IMPACT VARIES WITH TYPE

Of the 2,201 ICU patients who met the study’s inclusion criteria, 111 experienced an ICU-acquired bacteremia. Thirty-two of these were primary, 29 were catheter-related, and 50 were secondary bloodstream infections. Gram-positive and gram-negative organisms were each responsible for about 40% of the bacteremias; the remainder were polymicrobial. Staphylococcus aureus and Enterobacteriaceae were markedly more common, and coagulase-negative staphylococci were much less common, in the patients with secondary bacteremia than in the other groups; otherwise, the types of organisms found were similar. About 60% of patients received appropriate therapy within 48 hours of the first positive blood culture.

To determine the impact of each type of bacteremia on mortality and length of ICU stay, Dr. Brun-Buisson and his colleagues assessed the variables that were associated with an increased length of ICU stay among all 2,201 patients enrolled in their study: age, Simplified Acute Physiology Score II, patient location prior to ICU admission, admission category (medical vs surgical), fatality of underlying disease, and the onset of an ICU-acquired bacteremia. The investigators then performed a case-control analysis of bacteremic and non-bacteremic subjects who were matched for these variables (other than bacteremia). Adequate controls were available for 96 of the patients with bloodstream infections.

There were 50 deaths among the patients with bacteremia and 16 among controls (mortality rates: 52% and 17%, respectively), for an overall excess mortality rate from bacteremia of about 35%. The mortality rates were 50% for patients with primary bacteremias, 38.5% for those with catheter-related bloodstream infections, and 62% for those with secondary bacteremias. Dr. Brun-Buisson and colleagues calculate that the excess mortality rates for these three types of bacteremia were 29%, 12%, and 55%, respectively.

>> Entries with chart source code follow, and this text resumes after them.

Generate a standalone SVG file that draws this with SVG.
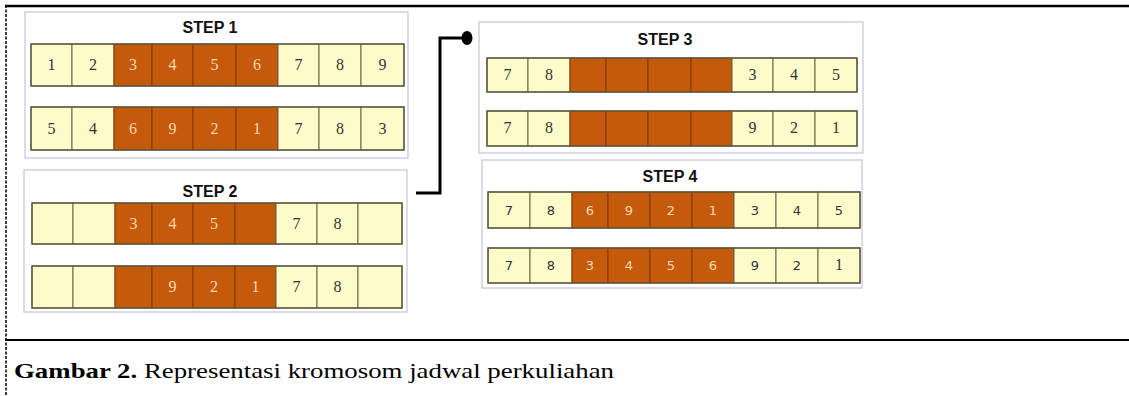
<svg xmlns="http://www.w3.org/2000/svg" width="1129" height="396" viewBox="0 0 1129 396">
<style>
.panel{fill:#ffffff;stroke:#c4c4dc;stroke-width:1.2}
.lt{fill:#fdfbc9;stroke:#66664a;stroke-width:1}
.dk{fill:#c55a0c;stroke:#7a3a08;stroke-width:1}
.row{fill:none;stroke:#5c5c40;stroke-width:1.4}
.ttl{font-family:"Liberation Sans",Arial,sans-serif;font-weight:bold;font-size:16px;fill:#111;text-anchor:middle}
.n{font-family:"Liberation Serif","Times New Roman",serif;font-size:16px;text-anchor:middle;fill:#333}
.nd{fill:#f8d8b0}
.ns{font-family:"DejaVu Sans",sans-serif;font-size:13px}
.cap{font-family:"Liberation Serif","Times New Roman",serif;font-size:21px;fill:#000}
</style>
<g id="frame">
<line x1="5" y1="6" x2="1129" y2="6" stroke="#000" stroke-width="2.5"/>
<line x1="6" y1="5" x2="6" y2="396" stroke="#000" stroke-width="1.5" stroke-dasharray="3,1.5"/>
<line x1="5" y1="340" x2="1129" y2="340" stroke="#000" stroke-width="2"/>
</g>

<g id="step1">
<rect class="panel" x="25" y="12" width="383" height="146"/>
<text class="ttl" x="210" y="33">STEP 1</text>
<g>
<rect class="lt" x="31" y="44" width="41" height="42"/><rect class="lt" x="72" y="44" width="42" height="42"/>
<rect class="dk" x="114" y="44" width="38" height="42"/><rect class="dk" x="152" y="44" width="41" height="42"/><rect class="dk" x="193" y="44" width="43" height="42"/><rect class="dk" x="236" y="44" width="42" height="42"/>
<rect class="lt" x="278" y="44" width="41" height="42"/><rect class="lt" x="319" y="44" width="42" height="42"/><rect class="lt" x="361" y="44" width="43" height="42"/>
<rect class="row" x="31" y="44" width="373" height="42"/>
<text class="n" x="51.5" y="70">1</text><text class="n" x="93" y="70">2</text>
<text class="n nd" x="133" y="70">3</text><text class="n nd" x="172.5" y="70">4</text><text class="n nd" x="214.5" y="70">5</text><text class="n nd" x="257" y="70">6</text>
<text class="n" x="298.5" y="70">7</text><text class="n" x="340" y="70">8</text><text class="n" x="382.5" y="70">9</text>
</g>
<g>
<rect class="lt" x="31" y="107" width="41" height="43"/><rect class="lt" x="72" y="107" width="42" height="43"/>
<rect class="dk" x="114" y="107" width="38" height="43"/><rect class="dk" x="152" y="107" width="41" height="43"/><rect class="dk" x="193" y="107" width="43" height="43"/><rect class="dk" x="236" y="107" width="42" height="43"/>
<rect class="lt" x="278" y="107" width="41" height="43"/><rect class="lt" x="319" y="107" width="42" height="43"/><rect class="lt" x="361" y="107" width="43" height="43"/>
<rect class="row" x="31" y="107" width="373" height="43"/>
<text class="n" x="51.5" y="134">5</text><text class="n" x="93" y="134">4</text>
<text class="n nd" x="133" y="134">6</text><text class="n nd" x="172.5" y="134">9</text><text class="n nd" x="214.5" y="134">2</text><text class="n nd" x="257" y="134">1</text>
<text class="n" x="298.5" y="134">7</text><text class="n" x="340" y="134">8</text><text class="n" x="382.5" y="134">3</text>
</g>
</g>

<g id="step2">
<rect class="panel" x="24" y="170" width="383" height="142"/>
<text class="ttl" x="210" y="197">STEP 2</text>
<g>
<rect class="lt" x="32" y="203" width="41" height="41"/><rect class="lt" x="73" y="203" width="42" height="41"/>
<rect class="dk" x="115" y="203" width="37" height="41"/><rect class="dk" x="152" y="203" width="41" height="41"/><rect class="dk" x="193" y="203" width="42" height="41"/><rect class="dk" x="235" y="203" width="41" height="41"/>
<rect class="lt" x="276" y="203" width="41" height="41"/><rect class="lt" x="317" y="203" width="41" height="41"/><rect class="lt" x="358" y="203" width="44" height="41"/>
<rect class="row" x="32" y="203" width="370" height="41"/>
<text class="n nd" x="133.5" y="229">3</text><text class="n nd" x="172.5" y="229">4</text><text class="n nd" x="214" y="229">5</text>
<text class="n" x="296.5" y="229">7</text><text class="n" x="337.5" y="229">8</text>
</g>
<g>
<rect class="lt" x="32" y="266" width="41" height="42"/><rect class="lt" x="73" y="266" width="42" height="42"/>
<rect class="dk" x="115" y="266" width="37" height="42"/><rect class="dk" x="152" y="266" width="41" height="42"/><rect class="dk" x="193" y="266" width="42" height="42"/><rect class="dk" x="235" y="266" width="41" height="42"/>
<rect class="lt" x="276" y="266" width="41" height="42"/><rect class="lt" x="317" y="266" width="41" height="42"/><rect class="lt" x="358" y="266" width="44" height="42"/>
<rect class="row" x="32" y="266" width="370" height="42"/>
<text class="n nd" x="172.5" y="292">9</text><text class="n nd" x="214" y="292">2</text><text class="n nd" x="255.5" y="292">1</text>
<text class="n" x="296.5" y="292">7</text><text class="n" x="337.5" y="292">8</text>
</g>
</g>

<g id="step3">
<rect class="panel" x="479" y="22" width="384" height="131"/>
<text class="ttl" x="665" y="45">STEP 3</text>
<g>
<rect class="lt" x="487" y="58" width="41" height="34"/><rect class="lt" x="528" y="58" width="42" height="34"/>
<rect class="dk" x="570" y="58" width="36" height="34"/><rect class="dk" x="606" y="58" width="42" height="34"/><rect class="dk" x="648" y="58" width="43" height="34"/><rect class="dk" x="691" y="58" width="41" height="34"/>
<rect class="lt" x="732" y="58" width="41" height="34"/><rect class="lt" x="773" y="58" width="42" height="34"/><rect class="lt" x="815" y="58" width="42" height="34"/>
<rect class="row" x="487" y="58" width="370" height="34"/>
<text class="n" x="507.5" y="80" font-size="13">7</text><text class="n" x="549" y="80" font-size="13">8</text>
<text class="n" x="752.5" y="80" font-size="13">3</text><text class="n" x="794" y="80" font-size="13">4</text><text class="n" x="836" y="80" font-size="13">5</text>
</g>
<g>
<rect class="lt" x="487" y="111" width="41" height="35"/><rect class="lt" x="528" y="111" width="42" height="35"/>
<rect class="dk" x="570" y="111" width="36" height="35"/><rect class="dk" x="606" y="111" width="42" height="35"/><rect class="dk" x="648" y="111" width="43" height="35"/><rect class="dk" x="691" y="111" width="41" height="35"/>
<rect class="lt" x="732" y="111" width="41" height="35"/><rect class="lt" x="773" y="111" width="42" height="35"/><rect class="lt" x="815" y="111" width="42" height="35"/>
<rect class="row" x="487" y="111" width="370" height="35"/>
<text class="n" x="507.5" y="133" font-size="13">7</text><text class="n" x="549" y="133" font-size="13">8</text>
<text class="n" x="752.5" y="133" font-size="13">9</text><text class="n" x="794" y="133" font-size="13">2</text><text class="n" x="836" y="133" font-size="13">1</text>
</g>
</g>

<g id="step4">
<rect class="panel" x="482" y="160" width="380" height="128"/>
<text class="ttl" x="670" y="182">STEP 4</text>
<g>
<rect class="lt" x="488" y="192" width="42" height="36"/><rect class="lt" x="530" y="192" width="42" height="36"/>
<rect class="dk" x="572" y="192" width="36" height="36"/><rect class="dk" x="608" y="192" width="42" height="36"/><rect class="dk" x="650" y="192" width="42" height="36"/><rect class="dk" x="692" y="192" width="42" height="36"/>
<rect class="lt" x="734" y="192" width="42" height="36"/><rect class="lt" x="776" y="192" width="42" height="36"/><rect class="lt" x="818" y="192" width="42" height="36"/>
<rect class="row" x="488" y="192" width="372" height="36"/>
<text class="n ns" x="509" y="215">7</text><text class="n ns" x="551" y="215">8</text>
<text class="n ns nd" x="590" y="215">6</text><text class="n ns nd" x="629" y="215">9</text><text class="n ns nd" x="671" y="215">2</text><text class="n ns nd" x="713" y="215">1</text>
<text class="n ns" x="755" y="215">3</text><text class="n ns" x="797" y="215">4</text><text class="n ns" x="839" y="215">5</text>
</g>
<g>
<rect class="lt" x="488" y="248" width="42" height="35"/><rect class="lt" x="530" y="248" width="42" height="35"/>
<rect class="dk" x="572" y="248" width="36" height="35"/><rect class="dk" x="608" y="248" width="42" height="35"/><rect class="dk" x="650" y="248" width="42" height="35"/><rect class="dk" x="692" y="248" width="42" height="35"/>
<rect class="lt" x="734" y="248" width="42" height="35"/><rect class="lt" x="776" y="248" width="42" height="35"/><rect class="lt" x="818" y="248" width="42" height="35"/>
<rect class="row" x="488" y="248" width="372" height="35"/>
<text class="n ns" x="509" y="270">7</text><text class="n ns" x="551" y="270">8</text>
<text class="n ns nd" x="590" y="270">3</text><text class="n ns nd" x="629" y="270">4</text><text class="n ns nd" x="671" y="270">5</text><text class="n ns nd" x="713" y="270">6</text>
<text class="n ns" x="755" y="270">9</text><text class="n ns" x="797" y="270">2</text><text class="n" x="839" y="270">1</text>
</g>
</g>

<g id="connectors">
<polyline points="416,193 440,193 440,38 463,38" fill="none" stroke="#000" stroke-width="3"/>
<ellipse cx="467" cy="38" rx="5.5" ry="7" fill="#000"/>
</g>

<g id="caption">
<text class="cap" x="14" y="378" textLength="600" lengthAdjust="spacingAndGlyphs"><tspan font-weight="bold">Gambar 2.</tspan> Representasi kromosom jadwal perkuliahan</text>
</g>
</svg>
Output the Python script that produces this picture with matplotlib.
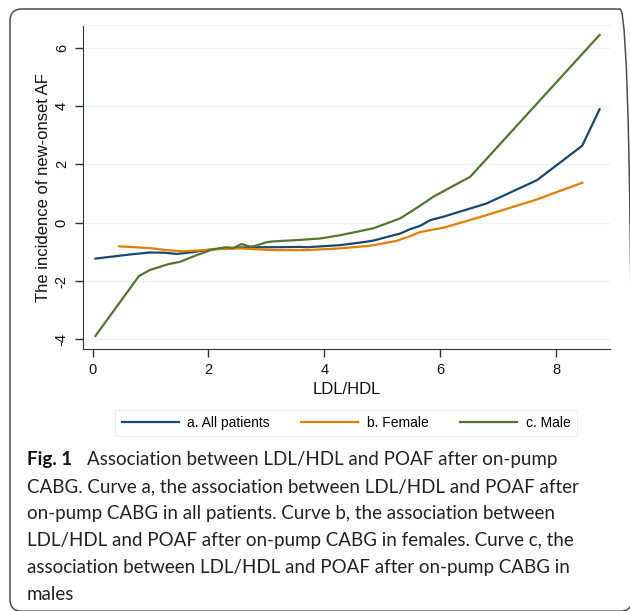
import matplotlib
matplotlib.use('Agg')
import matplotlib.pyplot as plt
from matplotlib.patches import FancyBboxPatch
import numpy as np

# curve a: all patients
x_all = [0.05, 0.64, 0.99, 1.25, 1.45, 1.68, 1.97, 2.20, 2.54, 3.00, 3.12, 3.58, 3.70,
         4.27, 4.73, 4.85, 5.31, 5.48, 5.65, 5.83, 6.06, 6.80, 7.67, 8.45, 8.75]
y_all = [-1.23, -1.09, -1.02, -1.03, -1.07, -1.02, -0.94, -0.89, -0.85, -0.84, -0.84, -0.83, -0.84,
         -0.77, -0.65, -0.61, -0.37, -0.22, -0.11, 0.09, 0.21, 0.66, 1.46, 2.64, 3.89]

# curve b: female
x_fem = [0.46, 0.99, 1.28, 1.57, 1.85, 2.08, 2.54, 3.12, 3.41, 3.70, 4.27, 4.73, 4.85,
         5.25, 5.48, 5.65, 6.06, 6.80, 7.67, 8.45]
y_fem = [-0.81, -0.87, -0.94, -0.98, -0.95, -0.91, -0.88, -0.94, -0.94, -0.94, -0.88, -0.80, -0.77,
         -0.62, -0.46, -0.32, -0.17, 0.26, 0.80, 1.37]

# curve c: male
x_male = [0.05, 0.80, 0.99, 1.31, 1.51, 1.80, 2.08, 2.31, 2.43, 2.57, 2.72, 2.80, 3.00, 3.12,
          3.58, 3.93, 4.27, 4.85, 5.31, 5.65, 5.88, 6.52, 8.75]
y_male = [-3.88, -1.83, -1.62, -1.42, -1.34, -1.11, -0.91, -0.84, -0.87, -0.73, -0.82, -0.80, -0.67, -0.64,
          -0.59, -0.54, -0.43, -0.19, 0.15, 0.58, 0.89, 1.58, 6.44]

labels = ['a. All patients', 'b. Female', 'c. Male']
colors = ['#1a476f', '#e37e00', '#55752f']
xticks = [0, 2, 4, 6, 8]
yticks = [-4, -2, 0, 2, 4, 6]

caption_lines = [
    'Association between LDL/HDL and POAF after on-pump',
    'CABG. Curve a, the association between LDL/HDL and POAF after',
    'on-pump CABG in all patients. Curve b, the association between',
    'LDL/HDL and POAF after on-pump CABG in females. Curve c, the',
    'association between LDL/HDL and POAF after on-pump CABG in',
    'males',
]

W, H = 630, 611
plt.rcParams['font.family'] = ['Liberation Sans', 'DejaVu Sans']
plt.rcParams['axes.unicode_minus'] = False
fig = plt.figure(figsize=(W / 100, H / 100), dpi=100)

ax = fig.add_axes([82.7 / W, 1 - 349 / H, (610 - 82.7) / W, (349 - 25.3) / H])

for xs, ys, c, lab in zip([x_all, x_fem, x_male], [y_all, y_fem, y_male], colors, labels):
    ax.plot(xs, ys, color=c, lw=1.6, label=lab, solid_joinstyle='round')

ax.set_xlim(-0.17, 8.93)
ax.set_ylim(-4.33, 6.77)
ax.set_xticks(xticks)
ax.set_yticks(yticks)
ax.grid(axis='y', color='#eef3f3', lw=1)
ax.set_axisbelow(True)

ax.spines['right'].set_visible(False)
ax.spines['top'].set_color('#f2f5f5')
ax.spines['left'].set_color('#333333')
ax.spines['bottom'].set_color('#333333')
ax.tick_params(axis='both', length=6, width=1, color='#333333', labelsize=10.5, labelcolor='#111111')
ax.tick_params(axis='x', pad=4)
ax.tick_params(axis='y', pad=4)
for lbl in ax.get_yticklabels():
    lbl.set_rotation(90)
    lbl.set_va('center')

ax.set_xlabel('LDL/HDL', fontsize=12, va='center', color='#111111')
ax.xaxis.set_label_coords(0.5, (349 - 390) / (349 - 25.3))
ax.set_ylabel('The incidence of new-onset AF', fontsize=12, va='center', color='#111111')
ax.yaxis.set_label_coords((43 - 82.7) / (610 - 82.7), 0.5)

leg = fig.legend(loc='center', bbox_to_anchor=(346 / W, 1 - 423 / H), ncol=3,
                 fontsize=10, handlelength=4.1, handletextpad=0.6, columnspacing=2.3,
                 borderpad=0.45, fancybox=False, frameon=True)
leg.get_frame().set_edgecolor('#e8e8e8')
leg.get_frame().set_linewidth(0.8)
for h in leg.get_lines():
    h.set_linewidth(1.6)

# caption
cap_font = ['Lato', 'DejaVu Sans']
fig.text(26.7 / W, 1 - 465 / H, 'Fig. 1', fontsize=13.5, fontweight='bold',
         family=cap_font, va='baseline', color='#111111')
for i, line in enumerate(caption_lines):
    xpos = 87.3 if i == 0 else 26.7
    fig.text(xpos / W, 1 - (465 + 27 * i) / H, line, fontsize=13.5,
             family=cap_font, va='baseline', color='#222222')

# rounded frame around the figure (right and bottom edges fall off the image)
frame = FancyBboxPatch((0.10, -0.002), 6.22, 6.022,
                       boxstyle='round,pad=0.0,rounding_size=0.12',
                       transform=fig.dpi_scale_trans, fill=False,
                       edgecolor='#4d4d4d', lw=1.1, clip_on=False)
fig.add_artist(frame)

fig.savefig('out.png', dpi=100)
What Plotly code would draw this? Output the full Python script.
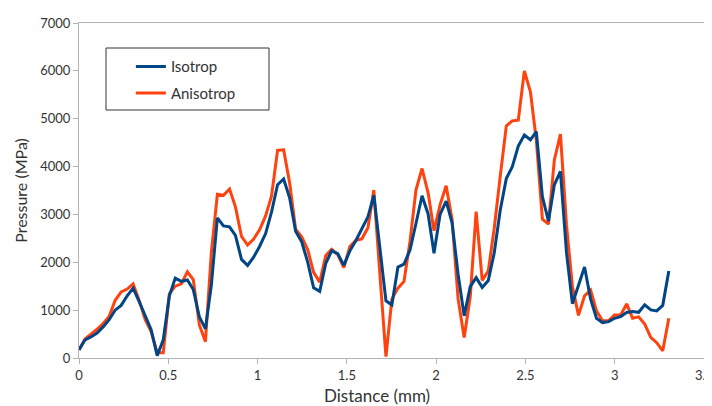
import plotly.graph_objects as go

distance_mm = [0.000, 0.034, 0.067, 0.101, 0.135, 0.169, 0.202, 0.236, 0.270, 0.303,
               0.337, 0.371, 0.404, 0.438, 0.472, 0.506, 0.539, 0.573, 0.607, 0.640,
               0.674, 0.708, 0.741, 0.775, 0.809, 0.843, 0.876, 0.910, 0.944, 0.977,
               1.011, 1.045, 1.078, 1.112, 1.146, 1.180, 1.213, 1.247, 1.281, 1.314,
               1.348, 1.382, 1.415, 1.449, 1.483, 1.517, 1.550, 1.584, 1.618, 1.651,
               1.685, 1.719, 1.752, 1.786, 1.820, 1.854, 1.887, 1.921, 1.955, 1.988,
               2.022, 2.056, 2.089, 2.123, 2.157, 2.191, 2.224, 2.258, 2.292, 2.325,
               2.359, 2.393, 2.426, 2.460, 2.494, 2.528, 2.561, 2.595, 2.629, 2.662,
               2.696, 2.730, 2.763, 2.797, 2.831, 2.865, 2.898, 2.932, 2.966, 2.999,
               3.033, 3.067, 3.100, 3.134, 3.168, 3.202, 3.235, 3.269, 3.303]

isotrop = [170, 380, 440, 520, 650, 800, 1000, 1100, 1300, 1460,
           1180, 870, 590, 50, 380, 1300, 1670, 1600, 1630, 1430,
           860, 610, 1520, 2930, 2760, 2740, 2560, 2060, 1935, 2100,
           2330, 2600, 3050, 3620, 3740, 3340, 2650, 2430, 2000, 1466,
           1393, 1980, 2240, 2180, 1935, 2240, 2450, 2700, 2950, 3400,
           2300, 1195, 1110, 1900, 1960, 2260, 2810, 3390, 3010, 2190,
           3000, 3280, 2830, 1750, 880, 1490, 1680, 1475, 1620, 2190,
           3090, 3750, 3990, 4430, 4660, 4560, 4730, 3370, 2860, 3620,
           3900, 2200, 1135, 1500, 1900, 1230, 830, 740, 760, 830,
           865, 950, 970, 955, 1110, 1005, 985, 1100, 1820]

anisotrop = [170, 400, 500, 600, 720, 870, 1200, 1380, 1440, 1550,
             1200, 800, 550, 110, 110, 1340, 1500, 1550, 1800, 1640,
             690, 340, 2200, 3420, 3400, 3530, 3160, 2540, 2360, 2480,
             2680, 2970, 3380, 4340, 4350, 3650, 2690, 2530, 2260, 1790,
             1585, 2140, 2270, 2160, 1890, 2330, 2460, 2490, 2720, 3510,
             1750, 30, 1230, 1460, 1600, 2450, 3510, 3960, 3450, 2660,
             3200, 3600, 2900, 1230, 430, 1280, 3060, 1620, 1820, 2700,
             3800, 4850, 4955, 4970, 6000, 5560, 4550, 2900, 2800, 4140,
             4680, 2780, 1500, 890, 1300, 1420, 985, 780, 780, 900,
             900, 1130, 830, 860, 710, 430, 320, 150, 830]

x_ticks = [0, 0.5, 1, 1.5, 2, 2.5, 3, 3.5]
x_tick_labels = ["0", "0.5", "1", "1.5", "2", "2.5", "3", "3.5"]
y_ticks = [0, 1000, 2000, 3000, 4000, 5000, 6000, 7000]

FONT = "Lato"
AXIS_GRAY = "#b3b3b3"
TEXT = "#333333"

fig = go.Figure()
fig.add_trace(go.Scatter(x=distance_mm, y=anisotrop, mode="lines", name="Anisotrop",
                         legendgroup="a", legendrank=2,
                         line=dict(color="#ff420e", width=3)))
fig.add_trace(go.Scatter(x=distance_mm, y=isotrop, mode="lines", name="Isotrop",
                         legendgroup="i", legendrank=1,
                         line=dict(color="#004586", width=3)))

# the page body adds an 8px offset; margins compensate so the plot area sits where the reference has it
fig.update_layout(
    width=712, height=406,
    margin=dict(l=71, r=16, t=15, b=56),
    paper_bgcolor="white", plot_bgcolor="white",
    font=dict(family=FONT, color=TEXT, size=13),
    showlegend=True,
    legend=dict(x=0.083, y=0.919, xanchor="left", yanchor="top",
                traceorder="grouped", bgcolor="rgba(0,0,0,0)",
                bordercolor="rgba(0,0,0,0)", borderwidth=0,
                font=dict(family=FONT, size=15, color=TEXT),
                itemwidth=30, tracegroupgap=4),
    shapes=[dict(type="rect", xref="paper", yref="paper",
                 x0=(106 - 79) / 625, x1=(269 - 79) / 625,
                 y0=(358 - 110) / 335, y1=(358 - 48) / 335,
                 line=dict(color="#333333", width=1), fillcolor="rgba(0,0,0,0)")],
    annotations=[dict(text="Distance (mm)", xref="paper", yref="paper",
                      x=(377 - 79) / 625, y=(358 - 395) / 335,
                      xanchor="center", yanchor="middle", showarrow=False,
                      font=dict(family=FONT, size=17, color=TEXT))],
)

fig.update_xaxes(
    range=[0, 3.5], tickvals=x_ticks, ticktext=x_tick_labels,
    showgrid=False, zeroline=False, automargin=False,
    showline=True, linecolor=AXIS_GRAY, linewidth=1, mirror=True,
    ticks="outside", ticklen=5, tickcolor=AXIS_GRAY, ticklabeloverflow="allow",
    tickfont=dict(family=FONT, size=13, color=TEXT),
)
fig.update_yaxes(
    range=[0, 7000], tickvals=y_ticks,
    showgrid=False, zeroline=False, automargin=False,
    showline=True, linecolor=AXIS_GRAY, linewidth=1, mirror=True,
    ticks="outside", ticklen=5, tickcolor=AXIS_GRAY,
    tickfont=dict(family=FONT, size=13, color=TEXT),
    title=dict(text="Pressure (MPa)", font=dict(family=FONT, size=16, color=TEXT), standoff=8),
)

fig.write_html("out.html")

Overall, the onset of bacteremia lengthened the ICU stay by about 5.5 days—the median stay was 19 days for the controls and 24.5 days for the patients with bacteremia. However, the type of bacteremia had little influence on the excess length of stay.

—Timothy Begany

References
1. Digiovine B, Chenoweth C, Watts C, Higgins M. The attributable mortality and costs of primary nosocomial bloodstream infections in the intensive care unit. Am J Respir Crit Care Med. 1999;160:976-981.
2. Soufir L, Timsit JF, Mahe C, et al. Attributable morbidity and mortality of catheter-related septicemia in critically ill patients: a matched, risk-adjusted, cohort study. Infect Control Hosp Epidemiol. 1999;20:396-401.
3. Renaud B, Brun-Buisson C. Outcomes of primary and catheter-related bacteremia: a cohort and case-control study in critically ill patients. Am J Respir Crit Care Med. 2001;163:1584-1590.